Drittes Beispiel: Klimaschutz. Die deutsche Industrie hatte in einer freiwilligen Selbstverpflichtung zugesagt, den Ausstoß des klimaschädlichen Gases Kohlendioxid (CO2) bis 2005 um 20 Millionen Tonnen zu vermindern und bis 2010 sogar um 45 Millionen Tonnen. Doch als der Umweltminister die Industrie bei der Umsetzung des europaweit geplanten Emissionshandels beim Wort nehmen wollte, mochte sich niemand mehr daran erinnern. Die Industrie hat ihren CO2- Ausstoß von 2000 bis 2002 sogar erhöht. Und auf verbindliche Begrenzungen des Klimakillers will sie sich nicht einlassen. Das Muster ist bekannt: Erst wird eine Selbstverpflichtung gebrochen, dann das Gesetz ignoriert und am Ende geklagt, bis Chaos entsteht.
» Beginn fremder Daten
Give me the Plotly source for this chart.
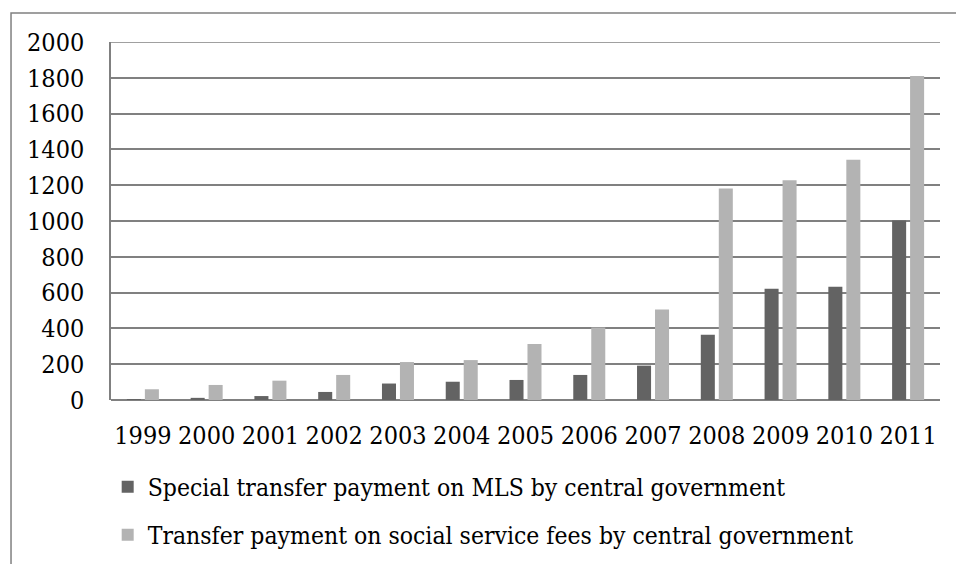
import plotly.graph_objects as go

# Yearly transfer payments by central government
years = ["1999", "2000", "2001", "2002", "2003", "2004", "2005",
         "2006", "2007", "2008", "2009", "2010", "2011"]
mls_special = [2, 12, 22, 45, 92, 102, 112, 140, 192, 365, 622, 632, 1003]
social_service = [60, 84, 108, 140, 212, 223, 313, 405, 505, 1182, 1227, 1342, 1810]

series_names = [
    "Special transfer payment on MLS by central government",
    "Transfer payment on social service fees by central government",
]
y_ticks = list(range(0, 2001, 200))
y_max = 2000

FONT = "DejaVu Serif Condensed, Liberation Serif, serif"
GRID = "#808080"

fig = go.Figure()
fig.add_trace(go.Bar(x=years, y=mls_special, name=series_names[0],
                     marker=dict(color="#636363", line=dict(width=0)),
                     legendgroup="a"))
fig.add_trace(go.Bar(x=years, y=social_service, name=series_names[1],
                     marker=dict(color="#b3b3b3", line=dict(width=0)),
                     legendgroup="b"))

fig.update_layout(
    width=956, height=564,
    margin=dict(l=111, r=16, t=42, b=164, autoexpand=False),
    paper_bgcolor="white", plot_bgcolor="white",
    font=dict(family=FONT, size=25, color="#000000"),
    barmode="group", bargap=0.436, bargroupgap=0.22,
    showlegend=True,
    legend=dict(x=-0.004, xanchor="left", y=-0.18, yanchor="top",
                orientation="v", tracegroupgap=13,
                font=dict(family=FONT, size=24.5, color="#000000"),
                bgcolor="rgba(0,0,0,0)"),
    xaxis=dict(showgrid=False, showline=False, ticks="",
               ticklabelstandoff=18, tickfont=dict(size=25)),
    yaxis=dict(range=[0, y_max], tickvals=y_ticks, showgrid=True,
               gridcolor=GRID, gridwidth=1.5, zeroline=True,
               zerolinecolor=GRID, zerolinewidth=1.5,
               showline=True, linecolor=GRID, linewidth=1.5,
               ticks="", ticklabelstandoff=20, tickfont=dict(size=25)),
    shapes=[
        # outer chart frame
        dict(type="rect", xref="paper", yref="paper",
             x0=-0.1206, x1=1.2, y0=-0.6, y1=1.081,
             line=dict(color=GRID, width=1.5), layer="below"),
        # top gridline (plotly skips gridlines at the range edge)
        dict(type="line", xref="paper", yref="y",
             x0=0, x1=1, y0=y_max, y1=y_max,
             line=dict(color=GRID, width=1.5), layer="below"),
    ],
)

fig.write_html("out.html")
An dem ist dann angeblich die Regierung Schuld.

Beim Emissionshandel ist es allerdings möglich, dass die Industrie die Kräfteverhältnisse falsch einschätzt. Denn der Handel mit CO2-Berechtigungen kommt auf jeden Fall. Er ist bereits Gesetz in der Europäischen Union. Und diesmal können die Regierungschefs die fälligen Strafgebühren, wenn sie das Gesetz brechen, nicht selbst wegdiskutieren wie beim Stabilitätspakt. Wer die Klimavorgaben der EU nicht einhält, bekommt die Strafgebühren von der Kommission aufgebrummt. Machtproben mit der Kommission können teuer werden – selbst für eine deutsche Industrie, die offenbar denkt, auch diesmal am längeren Hebel zu sitzen.